Although this stage can be very exhausting for a mother, it rarely lasts long. The following tips can help make this difficult period less stressful.

  • Many babies develop a need for a comforter at this age, usually a special blanket, cloth or toy.
  • If you are planning to return to work when your baby is between six and nine months, it is important to make sure that he gets accustomed to being left with someone else before he reaches that age.
  • Get him used to the nursery or childminder at least two weeks before returning to work. Gradually lengthen the period of time you leave him.
  • Provided you are confident that your baby is happy with his carer, do not prolong the goodbye.

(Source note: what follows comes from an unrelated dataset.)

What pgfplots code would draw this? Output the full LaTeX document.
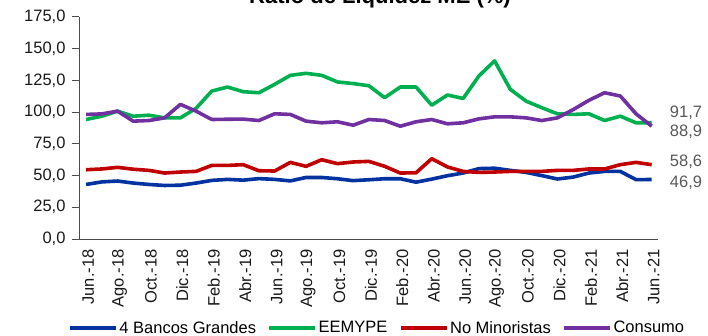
\documentclass[border=0pt]{standalone}
\usepackage{fontspec}
\setmainfont{Liberation Sans}
\usepackage{pgfplots}
\usepackage{pgfplotstable}
\pgfplotsset{compat=1.18}

\definecolor{cbig}{HTML}{0033A0}
\definecolor{cmype}{HTML}{00B050}
\definecolor{cnomin}{HTML}{C00000}
\definecolor{ccons}{HTML}{7030A0}
\definecolor{cval}{HTML}{595959}

% Monthly liquidity ratio, Jun-18 (0) to Jun-21 (36)
\pgfplotstableread{
m  big   mype   nomin  cons
0  43.0  94.2   54.6   98.2
1  45.0  96.8   55.2   98.6
2  45.7  100.8  56.5   100.8
3  44.1  96.8   55.0   92.9
4  43.0  97.6   54.1   93.4
5  42.2  95.5   52.0   95.5
6  42.4  95.5   52.8   106.1
7  44.1  103.0  53.3   100.8
8  46.2  116.6  58.0   94.2
9  47.0  119.8  58.0   94.4
10 46.4  116.1  58.6   94.5
11 47.6  115.3  53.8   93.4
12 47.0  121.9  53.6   98.7
13 45.8  129.0  60.4   98.2
14 48.5  130.6  57.3   92.9
15 48.5  129.0  62.5   91.6
16 47.5  123.8  59.4   92.4
17 46.0  122.5  60.7   89.7
18 46.7  120.8  61.2   94.2
19 47.5  111.4  57.3   93.4
20 47.5  119.8  52.0   88.9
21 44.8  119.8  52.2   92.4
22 47.2  105.5  63.3   94.2
23 49.9  113.5  56.8   90.8
24 52.0  110.8  53.3   91.6
25 55.5  128.5  52.5   94.7
26 55.8  140.4  52.8   96.3
27 54.1  118.0  53.3   96.3
28 52.5  108.7  53.3   95.5
29 50.0  103.5  53.3   93.4
30 47.3  98.7   54.1   95.5
31 48.8  98.2   54.1   102.0
32 52.0  98.7   55.2   109.3
33 53.3  93.4   55.2   115.3
34 53.3  96.8   58.6   112.7
35 46.8  91.6   60.4   98.7
36 46.9  91.7   58.6   88.9
}\liqdata

\begin{document}
\begin{tikzpicture}
\begin{axis}[
  at={(79pt,96pt)}, anchor=south west,
  scale only axis, width=579pt, height=222pt,
  xmin=-0.45, xmax=36.4, ymin=0, ymax=175,
  clip=false,
  axis lines*=left,
  axis line style={black!70, line width=1pt},
  ytick={0,25,...,175},
  xtick={0,2,...,36},
  xticklabels={Jun.-18,Ago.-18,Oct.-18,Dic.-18,Feb.-19,Abr.-19,Jun.-19,Ago.-19,Oct.-19,Dic.-19,Feb.-20,Abr.-20,Jun.-20,Ago.-20,Oct.-20,Dic.-20,Feb.-21,Abr.-21,Jun.-21},
  tick align=outside,
  major tick length=7pt,
  xtick style={draw=none},
  ytick style={black!70, line width=1pt},
  tick label style={font=\fontsize{16.5}{19}\selectfont, text=black!90},
  x tick label style={rotate=90, anchor=east, yshift=-2pt},
  y tick label style={xshift=-3pt},
  /pgf/number format/.cd, fixed, fixed zerofill, precision=1, use comma, 1000 sep={}, assume math mode=true,
  /pgfplots/.cd,
  legend columns=4,
  legend style={at={(axis description cs:0.5147,-0.40)}, anchor=center,
    draw=none, fill=none, inner sep=0pt,
    font=\fontsize{16.5}{19}\selectfont,
    nodes={inner sep=1.5pt},
    /tikz/every even column/.append style={column sep=10pt}},
  legend image code/.code={\draw[#1] (0pt,0pt) -- (46pt,0pt);},
  every axis plot/.append style={line width=3.6pt, line join=round, mark=none},
]
\addplot[cbig]   table[x=m, y=big]   {\liqdata};
\addlegendentry{4 Bancos Grandes}
\addplot[cmype]  table[x=m, y=mype]  {\liqdata};
\addlegendentry{EEMYPE}
\addplot[cnomin] table[x=m, y=nomin] {\liqdata};
\addlegendentry{No Minoristas}
\addplot[ccons]  table[x=m, y=cons]  {\liqdata};
\addlegendentry{Consumo}

\begin{scope}[every node/.style={anchor=west, inner sep=0pt, text=cval, font=\fontsize{16.5}{19}\selectfont}]
\node[xshift=18pt, yshift=10pt]  at (axis cs:36,91.7) {91,7};
\node[xshift=18pt, yshift=-6pt]  at (axis cs:36,88.9) {88,9};
\node[xshift=18pt, yshift=3pt]   at (axis cs:36,58.6) {58,6};
\node[xshift=18pt, yshift=-3pt]  at (axis cs:36,46.9) {46,9};
\end{scope}
\end{axis}
\node[anchor=base, font=\bfseries\fontsize{22}{26}\selectfont] at (380pt,331pt) {Ratio de Liquidez ME (\%)};
\pgfresetboundingbox
\path[use as bounding box] (0pt,0pt) rectangle (708pt,335pt);
\end{tikzpicture}
\end{document}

A hug and a kiss, and a reminder that you will be back soon, are enough. Using the same approach and words each time will, in the long term, be more reassuring than going back to try and calm him.
  • During this period ask your baby's carer not to subject him to too many different new things at once or too much handling by strangers. The calmer and more predictable his routine, the quicker he will get over his feeling of anxiety.
  • Try to arrange regular play dates with just a small group of the same mothers and babies. Once he appears to be happier and begins responding to the familiar faces, gradually introduce him to larger groups and other new faces.